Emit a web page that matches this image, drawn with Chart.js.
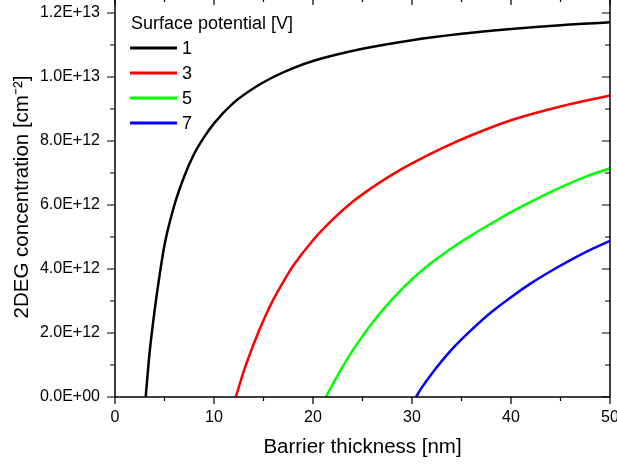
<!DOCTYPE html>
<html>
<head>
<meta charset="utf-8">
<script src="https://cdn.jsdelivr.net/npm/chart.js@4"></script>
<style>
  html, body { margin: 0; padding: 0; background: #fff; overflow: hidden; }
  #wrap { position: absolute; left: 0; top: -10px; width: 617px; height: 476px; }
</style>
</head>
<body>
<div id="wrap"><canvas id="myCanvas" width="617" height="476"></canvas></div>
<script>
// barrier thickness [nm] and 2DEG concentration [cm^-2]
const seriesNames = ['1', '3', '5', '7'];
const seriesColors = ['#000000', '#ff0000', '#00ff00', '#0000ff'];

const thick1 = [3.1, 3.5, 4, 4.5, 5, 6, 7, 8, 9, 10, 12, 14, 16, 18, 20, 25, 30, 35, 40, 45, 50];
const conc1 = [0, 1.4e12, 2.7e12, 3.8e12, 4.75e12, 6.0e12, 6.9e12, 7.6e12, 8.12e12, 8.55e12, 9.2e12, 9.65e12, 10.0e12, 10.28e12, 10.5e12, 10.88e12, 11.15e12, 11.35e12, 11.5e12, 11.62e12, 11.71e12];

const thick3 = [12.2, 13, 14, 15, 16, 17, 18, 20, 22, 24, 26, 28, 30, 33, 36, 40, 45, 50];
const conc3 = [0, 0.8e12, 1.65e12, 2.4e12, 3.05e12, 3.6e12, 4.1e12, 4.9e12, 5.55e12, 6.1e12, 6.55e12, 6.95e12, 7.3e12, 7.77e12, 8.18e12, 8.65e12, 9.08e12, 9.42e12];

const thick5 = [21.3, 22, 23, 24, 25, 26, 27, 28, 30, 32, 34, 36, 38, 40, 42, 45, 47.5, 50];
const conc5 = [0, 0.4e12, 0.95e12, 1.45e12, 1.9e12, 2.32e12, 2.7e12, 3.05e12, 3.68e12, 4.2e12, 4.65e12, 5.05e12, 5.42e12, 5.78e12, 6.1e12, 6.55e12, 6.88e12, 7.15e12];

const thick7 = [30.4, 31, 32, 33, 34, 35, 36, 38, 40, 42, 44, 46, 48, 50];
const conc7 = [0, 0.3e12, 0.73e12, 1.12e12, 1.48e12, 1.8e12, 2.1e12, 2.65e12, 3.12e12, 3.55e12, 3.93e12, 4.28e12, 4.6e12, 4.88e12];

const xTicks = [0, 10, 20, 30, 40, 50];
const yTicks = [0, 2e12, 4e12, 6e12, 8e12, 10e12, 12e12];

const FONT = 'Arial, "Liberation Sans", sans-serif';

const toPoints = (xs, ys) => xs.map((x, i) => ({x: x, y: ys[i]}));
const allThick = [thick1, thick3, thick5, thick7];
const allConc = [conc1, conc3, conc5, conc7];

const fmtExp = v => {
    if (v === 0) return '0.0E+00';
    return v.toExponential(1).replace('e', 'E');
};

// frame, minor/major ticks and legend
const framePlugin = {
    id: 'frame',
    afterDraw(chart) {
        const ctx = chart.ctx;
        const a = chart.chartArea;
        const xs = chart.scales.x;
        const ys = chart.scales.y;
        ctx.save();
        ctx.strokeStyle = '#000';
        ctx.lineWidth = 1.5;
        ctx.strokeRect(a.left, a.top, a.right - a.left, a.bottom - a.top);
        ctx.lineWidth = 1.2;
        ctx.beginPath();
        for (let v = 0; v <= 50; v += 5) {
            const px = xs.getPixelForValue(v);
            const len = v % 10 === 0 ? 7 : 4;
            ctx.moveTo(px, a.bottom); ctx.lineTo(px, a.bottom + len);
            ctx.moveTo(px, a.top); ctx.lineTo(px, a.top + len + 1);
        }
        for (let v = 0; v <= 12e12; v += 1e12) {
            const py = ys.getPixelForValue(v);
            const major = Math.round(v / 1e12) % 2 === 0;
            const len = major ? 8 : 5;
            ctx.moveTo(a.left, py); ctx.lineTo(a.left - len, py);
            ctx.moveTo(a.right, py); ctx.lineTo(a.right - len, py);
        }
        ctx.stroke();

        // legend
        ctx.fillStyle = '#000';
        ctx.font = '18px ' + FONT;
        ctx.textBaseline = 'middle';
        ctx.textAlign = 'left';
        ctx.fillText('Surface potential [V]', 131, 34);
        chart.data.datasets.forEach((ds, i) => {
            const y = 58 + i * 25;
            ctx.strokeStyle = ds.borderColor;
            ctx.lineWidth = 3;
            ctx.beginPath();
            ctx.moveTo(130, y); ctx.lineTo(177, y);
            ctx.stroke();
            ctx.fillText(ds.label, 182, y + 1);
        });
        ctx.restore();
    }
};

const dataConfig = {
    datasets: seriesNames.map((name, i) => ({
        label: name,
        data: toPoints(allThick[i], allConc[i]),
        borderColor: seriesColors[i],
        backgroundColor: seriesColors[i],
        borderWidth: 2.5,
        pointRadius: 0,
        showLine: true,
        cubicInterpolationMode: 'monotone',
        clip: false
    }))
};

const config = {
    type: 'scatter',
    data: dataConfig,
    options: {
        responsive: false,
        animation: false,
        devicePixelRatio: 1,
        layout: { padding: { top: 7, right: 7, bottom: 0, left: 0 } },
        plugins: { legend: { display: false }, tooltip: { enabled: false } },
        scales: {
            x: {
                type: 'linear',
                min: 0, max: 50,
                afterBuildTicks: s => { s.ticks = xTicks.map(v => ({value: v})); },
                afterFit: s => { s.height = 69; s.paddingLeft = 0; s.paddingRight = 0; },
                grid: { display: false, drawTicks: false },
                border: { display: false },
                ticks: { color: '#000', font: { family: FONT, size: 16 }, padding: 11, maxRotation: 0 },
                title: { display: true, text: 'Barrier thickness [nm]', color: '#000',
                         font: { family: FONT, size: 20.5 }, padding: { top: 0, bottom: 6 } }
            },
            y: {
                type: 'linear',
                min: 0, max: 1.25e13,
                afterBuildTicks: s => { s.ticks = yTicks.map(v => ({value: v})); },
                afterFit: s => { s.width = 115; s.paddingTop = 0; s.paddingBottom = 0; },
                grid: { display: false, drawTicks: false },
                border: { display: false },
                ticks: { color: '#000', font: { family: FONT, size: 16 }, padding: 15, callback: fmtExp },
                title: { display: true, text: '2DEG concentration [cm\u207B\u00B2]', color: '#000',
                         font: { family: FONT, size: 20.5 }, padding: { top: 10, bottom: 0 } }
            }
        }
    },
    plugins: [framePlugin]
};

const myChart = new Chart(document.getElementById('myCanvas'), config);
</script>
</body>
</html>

_Set task_
Begin at the first line of the data above and repeat each line exactly, stopping after the line containing "['#000000', '#ff0000', '#00ff00', '#0000ff'];". Omit the pictures.

_Written response_
Emit a web page that matches this image, drawn with Chart.js.
<!DOCTYPE html>
<html>
<head>
<meta charset="utf-8">
<script src="https://cdn.jsdelivr.net/npm/chart.js@4"></script>
<style>
  html, body { margin: 0; padding: 0; background: #fff; overflow: hidden; }
  #wrap { position: absolute; left: 0; top: -10px; width: 617px; height: 476px; }
</style>
</head>
<body>
<div id="wrap"><canvas id="myCanvas" width="617" height="476"></canvas></div>
<script>
// barrier thickness [nm] and 2DEG concentration [cm^-2]
const seriesNames = ['1', '3', '5', '7'];
const seriesColors = ['#000000', '#ff0000', '#00ff00', '#0000ff'];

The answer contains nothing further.